RECORDS TO USE>
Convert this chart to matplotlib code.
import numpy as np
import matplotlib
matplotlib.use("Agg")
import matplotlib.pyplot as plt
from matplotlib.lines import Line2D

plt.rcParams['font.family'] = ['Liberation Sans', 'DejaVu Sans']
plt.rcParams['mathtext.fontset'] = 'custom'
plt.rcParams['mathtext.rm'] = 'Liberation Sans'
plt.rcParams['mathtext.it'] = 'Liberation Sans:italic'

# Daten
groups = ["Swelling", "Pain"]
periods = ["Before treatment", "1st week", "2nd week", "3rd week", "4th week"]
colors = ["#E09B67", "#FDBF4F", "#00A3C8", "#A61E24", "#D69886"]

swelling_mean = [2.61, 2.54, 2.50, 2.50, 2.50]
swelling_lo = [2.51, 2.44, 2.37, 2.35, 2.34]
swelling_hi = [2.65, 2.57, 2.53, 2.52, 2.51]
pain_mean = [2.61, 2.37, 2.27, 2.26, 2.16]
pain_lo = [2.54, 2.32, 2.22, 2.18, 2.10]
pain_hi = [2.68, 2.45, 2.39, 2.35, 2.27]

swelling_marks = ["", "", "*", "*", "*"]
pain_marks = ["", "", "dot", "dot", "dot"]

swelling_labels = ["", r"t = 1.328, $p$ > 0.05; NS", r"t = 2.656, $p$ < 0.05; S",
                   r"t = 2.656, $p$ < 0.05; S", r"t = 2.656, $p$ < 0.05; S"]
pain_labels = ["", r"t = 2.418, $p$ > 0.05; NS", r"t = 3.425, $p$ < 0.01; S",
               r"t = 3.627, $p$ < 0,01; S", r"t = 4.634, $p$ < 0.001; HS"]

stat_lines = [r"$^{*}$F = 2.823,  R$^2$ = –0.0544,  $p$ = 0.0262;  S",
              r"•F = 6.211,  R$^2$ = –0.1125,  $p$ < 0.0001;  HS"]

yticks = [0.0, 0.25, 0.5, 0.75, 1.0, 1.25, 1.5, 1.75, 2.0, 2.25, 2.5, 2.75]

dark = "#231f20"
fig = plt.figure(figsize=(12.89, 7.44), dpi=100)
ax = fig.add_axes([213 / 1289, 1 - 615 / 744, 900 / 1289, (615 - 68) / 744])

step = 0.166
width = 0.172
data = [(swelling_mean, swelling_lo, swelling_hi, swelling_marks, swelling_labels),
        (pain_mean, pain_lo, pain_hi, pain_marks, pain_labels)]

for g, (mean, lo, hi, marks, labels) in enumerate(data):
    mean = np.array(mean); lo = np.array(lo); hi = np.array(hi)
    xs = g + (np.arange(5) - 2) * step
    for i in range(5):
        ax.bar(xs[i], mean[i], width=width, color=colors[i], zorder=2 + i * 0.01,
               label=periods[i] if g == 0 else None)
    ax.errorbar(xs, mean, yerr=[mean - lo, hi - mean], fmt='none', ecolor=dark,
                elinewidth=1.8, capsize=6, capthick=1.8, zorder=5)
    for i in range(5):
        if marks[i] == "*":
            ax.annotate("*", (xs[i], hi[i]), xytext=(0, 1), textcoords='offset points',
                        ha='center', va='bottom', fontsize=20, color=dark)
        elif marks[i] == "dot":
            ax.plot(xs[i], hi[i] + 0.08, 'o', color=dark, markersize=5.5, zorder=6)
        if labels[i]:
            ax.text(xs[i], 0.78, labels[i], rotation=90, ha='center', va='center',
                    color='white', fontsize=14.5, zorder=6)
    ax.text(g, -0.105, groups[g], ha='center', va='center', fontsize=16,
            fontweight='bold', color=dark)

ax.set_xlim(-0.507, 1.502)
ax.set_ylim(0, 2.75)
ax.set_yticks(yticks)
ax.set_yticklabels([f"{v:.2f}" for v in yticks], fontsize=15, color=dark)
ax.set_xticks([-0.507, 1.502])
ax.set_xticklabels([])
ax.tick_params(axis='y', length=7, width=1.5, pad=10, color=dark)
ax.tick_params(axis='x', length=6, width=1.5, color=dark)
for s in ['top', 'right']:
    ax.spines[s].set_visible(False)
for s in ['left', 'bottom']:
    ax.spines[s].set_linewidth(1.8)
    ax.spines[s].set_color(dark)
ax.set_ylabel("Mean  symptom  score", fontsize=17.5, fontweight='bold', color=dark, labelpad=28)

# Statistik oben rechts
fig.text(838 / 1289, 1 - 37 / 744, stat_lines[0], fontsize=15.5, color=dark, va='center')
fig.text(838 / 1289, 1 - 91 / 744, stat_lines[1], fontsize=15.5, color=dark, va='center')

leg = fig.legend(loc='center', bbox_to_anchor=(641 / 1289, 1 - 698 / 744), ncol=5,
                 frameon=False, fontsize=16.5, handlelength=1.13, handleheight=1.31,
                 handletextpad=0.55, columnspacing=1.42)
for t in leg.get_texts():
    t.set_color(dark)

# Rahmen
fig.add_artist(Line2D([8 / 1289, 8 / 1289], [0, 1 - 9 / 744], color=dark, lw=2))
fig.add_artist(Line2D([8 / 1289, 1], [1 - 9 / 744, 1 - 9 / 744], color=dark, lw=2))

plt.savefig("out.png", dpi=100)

--

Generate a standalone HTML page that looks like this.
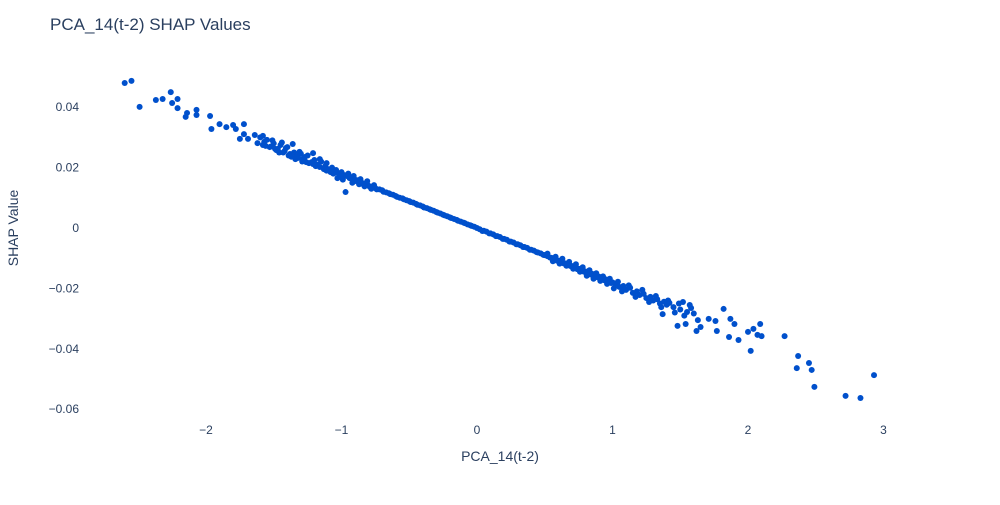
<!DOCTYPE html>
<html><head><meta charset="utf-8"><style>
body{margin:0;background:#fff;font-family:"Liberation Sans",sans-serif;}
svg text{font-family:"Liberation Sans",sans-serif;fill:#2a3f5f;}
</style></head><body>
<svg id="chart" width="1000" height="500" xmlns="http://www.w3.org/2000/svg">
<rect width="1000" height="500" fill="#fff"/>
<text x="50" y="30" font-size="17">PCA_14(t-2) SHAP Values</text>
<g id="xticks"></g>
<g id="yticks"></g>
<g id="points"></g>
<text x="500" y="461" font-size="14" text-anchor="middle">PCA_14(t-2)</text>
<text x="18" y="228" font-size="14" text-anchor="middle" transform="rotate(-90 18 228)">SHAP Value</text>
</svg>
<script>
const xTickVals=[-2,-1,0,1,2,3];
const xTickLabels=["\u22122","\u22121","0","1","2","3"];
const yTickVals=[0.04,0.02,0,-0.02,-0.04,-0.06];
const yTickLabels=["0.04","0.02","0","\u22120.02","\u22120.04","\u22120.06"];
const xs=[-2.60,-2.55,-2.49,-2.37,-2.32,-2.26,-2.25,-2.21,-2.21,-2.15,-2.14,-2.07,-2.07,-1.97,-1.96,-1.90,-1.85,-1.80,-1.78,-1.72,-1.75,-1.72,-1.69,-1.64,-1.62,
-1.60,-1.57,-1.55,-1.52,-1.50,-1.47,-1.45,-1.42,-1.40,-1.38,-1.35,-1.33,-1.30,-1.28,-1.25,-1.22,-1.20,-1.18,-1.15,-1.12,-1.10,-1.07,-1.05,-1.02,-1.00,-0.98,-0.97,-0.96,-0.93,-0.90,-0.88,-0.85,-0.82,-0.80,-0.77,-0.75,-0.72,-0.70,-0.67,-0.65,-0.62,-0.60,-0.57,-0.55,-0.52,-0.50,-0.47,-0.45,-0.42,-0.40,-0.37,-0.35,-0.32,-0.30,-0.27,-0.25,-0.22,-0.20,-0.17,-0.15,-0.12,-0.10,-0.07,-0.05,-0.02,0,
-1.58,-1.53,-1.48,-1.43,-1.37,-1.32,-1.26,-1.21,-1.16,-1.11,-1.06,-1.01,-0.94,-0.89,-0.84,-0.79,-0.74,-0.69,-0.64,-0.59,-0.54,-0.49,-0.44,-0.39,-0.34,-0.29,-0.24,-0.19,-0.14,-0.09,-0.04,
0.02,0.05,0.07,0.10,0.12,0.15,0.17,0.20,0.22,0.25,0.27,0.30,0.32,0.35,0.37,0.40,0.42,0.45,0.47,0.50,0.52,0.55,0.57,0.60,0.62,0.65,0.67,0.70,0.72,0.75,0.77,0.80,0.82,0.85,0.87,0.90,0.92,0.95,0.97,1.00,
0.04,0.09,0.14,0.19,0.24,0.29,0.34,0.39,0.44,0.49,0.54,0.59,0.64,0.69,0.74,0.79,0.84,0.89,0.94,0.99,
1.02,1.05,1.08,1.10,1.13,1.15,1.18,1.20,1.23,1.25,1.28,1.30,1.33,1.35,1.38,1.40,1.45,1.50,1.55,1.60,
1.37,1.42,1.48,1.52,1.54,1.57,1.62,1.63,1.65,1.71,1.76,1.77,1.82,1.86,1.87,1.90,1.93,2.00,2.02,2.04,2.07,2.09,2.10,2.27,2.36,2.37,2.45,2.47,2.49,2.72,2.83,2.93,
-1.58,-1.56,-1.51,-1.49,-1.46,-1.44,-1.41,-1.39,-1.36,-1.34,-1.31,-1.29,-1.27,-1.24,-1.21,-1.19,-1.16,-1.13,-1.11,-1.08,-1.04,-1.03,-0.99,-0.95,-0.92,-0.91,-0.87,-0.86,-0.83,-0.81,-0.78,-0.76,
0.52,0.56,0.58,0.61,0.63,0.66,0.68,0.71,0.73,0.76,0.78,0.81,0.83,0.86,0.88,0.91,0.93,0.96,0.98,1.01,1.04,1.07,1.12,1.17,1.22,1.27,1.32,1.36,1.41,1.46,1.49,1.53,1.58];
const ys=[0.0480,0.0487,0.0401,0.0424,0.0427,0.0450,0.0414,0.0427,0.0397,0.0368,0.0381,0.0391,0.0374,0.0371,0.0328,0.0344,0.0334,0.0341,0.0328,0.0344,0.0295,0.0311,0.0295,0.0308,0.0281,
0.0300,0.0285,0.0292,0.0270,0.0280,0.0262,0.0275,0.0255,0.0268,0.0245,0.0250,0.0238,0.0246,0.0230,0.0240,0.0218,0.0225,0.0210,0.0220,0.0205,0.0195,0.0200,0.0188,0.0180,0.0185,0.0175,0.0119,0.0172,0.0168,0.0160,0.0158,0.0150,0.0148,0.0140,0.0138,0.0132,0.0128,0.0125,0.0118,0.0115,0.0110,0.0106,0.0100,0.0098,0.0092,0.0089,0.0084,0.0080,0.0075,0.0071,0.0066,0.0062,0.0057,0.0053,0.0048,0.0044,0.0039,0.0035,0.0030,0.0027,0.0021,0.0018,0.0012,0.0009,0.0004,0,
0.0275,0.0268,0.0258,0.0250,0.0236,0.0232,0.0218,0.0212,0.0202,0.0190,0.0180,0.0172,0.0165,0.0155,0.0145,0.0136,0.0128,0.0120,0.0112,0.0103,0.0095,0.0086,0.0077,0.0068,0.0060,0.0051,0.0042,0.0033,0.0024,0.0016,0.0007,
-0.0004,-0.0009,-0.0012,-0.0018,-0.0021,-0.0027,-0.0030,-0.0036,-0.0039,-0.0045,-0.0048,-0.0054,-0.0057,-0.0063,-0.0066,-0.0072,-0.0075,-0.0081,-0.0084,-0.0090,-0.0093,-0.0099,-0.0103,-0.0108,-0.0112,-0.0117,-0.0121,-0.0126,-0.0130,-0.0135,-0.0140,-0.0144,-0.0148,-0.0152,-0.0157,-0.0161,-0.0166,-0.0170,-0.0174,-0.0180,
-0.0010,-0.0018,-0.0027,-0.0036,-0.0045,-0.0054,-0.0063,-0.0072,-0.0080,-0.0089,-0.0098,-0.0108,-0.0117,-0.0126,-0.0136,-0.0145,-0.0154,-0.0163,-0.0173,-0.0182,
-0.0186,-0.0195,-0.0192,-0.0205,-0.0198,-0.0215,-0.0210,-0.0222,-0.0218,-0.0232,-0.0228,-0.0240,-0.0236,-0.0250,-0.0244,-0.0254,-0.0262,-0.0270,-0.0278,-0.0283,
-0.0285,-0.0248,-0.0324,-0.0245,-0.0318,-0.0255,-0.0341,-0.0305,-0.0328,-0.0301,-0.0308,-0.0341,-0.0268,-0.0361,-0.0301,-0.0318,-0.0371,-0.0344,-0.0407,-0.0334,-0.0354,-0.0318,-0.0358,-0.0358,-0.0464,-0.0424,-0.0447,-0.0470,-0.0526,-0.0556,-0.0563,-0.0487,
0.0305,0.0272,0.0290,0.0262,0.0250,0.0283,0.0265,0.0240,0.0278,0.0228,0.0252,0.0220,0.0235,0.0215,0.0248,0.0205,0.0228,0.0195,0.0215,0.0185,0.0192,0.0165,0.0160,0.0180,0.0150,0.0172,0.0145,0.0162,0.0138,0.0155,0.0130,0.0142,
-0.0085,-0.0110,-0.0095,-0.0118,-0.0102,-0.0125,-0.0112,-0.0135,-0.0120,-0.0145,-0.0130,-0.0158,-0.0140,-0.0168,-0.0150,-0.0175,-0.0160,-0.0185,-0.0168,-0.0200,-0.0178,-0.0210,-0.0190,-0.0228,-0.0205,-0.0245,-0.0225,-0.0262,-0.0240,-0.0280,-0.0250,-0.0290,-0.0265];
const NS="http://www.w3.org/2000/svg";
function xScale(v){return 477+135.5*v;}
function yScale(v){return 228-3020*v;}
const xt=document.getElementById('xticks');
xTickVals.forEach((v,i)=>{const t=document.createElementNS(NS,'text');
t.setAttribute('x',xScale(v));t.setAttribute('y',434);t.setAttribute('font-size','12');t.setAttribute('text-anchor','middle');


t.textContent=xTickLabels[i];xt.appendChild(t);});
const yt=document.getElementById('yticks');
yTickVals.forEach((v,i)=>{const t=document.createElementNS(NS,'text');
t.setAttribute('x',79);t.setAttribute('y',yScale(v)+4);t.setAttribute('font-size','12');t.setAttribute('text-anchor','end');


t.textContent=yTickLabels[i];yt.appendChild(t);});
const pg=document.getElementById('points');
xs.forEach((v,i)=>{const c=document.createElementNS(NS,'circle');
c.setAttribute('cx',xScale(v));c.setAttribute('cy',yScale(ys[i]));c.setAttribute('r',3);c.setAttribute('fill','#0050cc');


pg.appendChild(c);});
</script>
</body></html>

* * *

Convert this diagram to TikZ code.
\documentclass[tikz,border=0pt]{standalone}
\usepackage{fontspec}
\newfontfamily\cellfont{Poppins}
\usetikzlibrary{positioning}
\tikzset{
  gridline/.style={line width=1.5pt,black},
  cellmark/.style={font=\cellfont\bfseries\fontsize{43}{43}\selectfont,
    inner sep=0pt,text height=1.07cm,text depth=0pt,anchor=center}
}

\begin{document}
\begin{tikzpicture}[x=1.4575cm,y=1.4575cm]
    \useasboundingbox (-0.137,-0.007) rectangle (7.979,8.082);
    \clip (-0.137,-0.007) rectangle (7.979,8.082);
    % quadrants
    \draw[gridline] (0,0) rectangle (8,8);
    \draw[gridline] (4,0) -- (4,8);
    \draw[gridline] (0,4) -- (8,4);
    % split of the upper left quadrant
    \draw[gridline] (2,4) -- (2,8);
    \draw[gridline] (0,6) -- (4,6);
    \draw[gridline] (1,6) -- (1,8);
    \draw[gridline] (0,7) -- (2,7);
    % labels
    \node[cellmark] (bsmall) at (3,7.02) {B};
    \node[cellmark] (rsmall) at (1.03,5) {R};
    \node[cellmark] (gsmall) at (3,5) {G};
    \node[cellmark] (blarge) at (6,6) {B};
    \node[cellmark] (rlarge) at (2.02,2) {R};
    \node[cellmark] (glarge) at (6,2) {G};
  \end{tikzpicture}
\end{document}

TASK DESCRIPTION> Your task is to gather every line with the word "standalone" and copy it.

TASK ANSWER>
Generate a standalone HTML page that looks like this.
\documentclass[tikz,border=0pt]{standalone}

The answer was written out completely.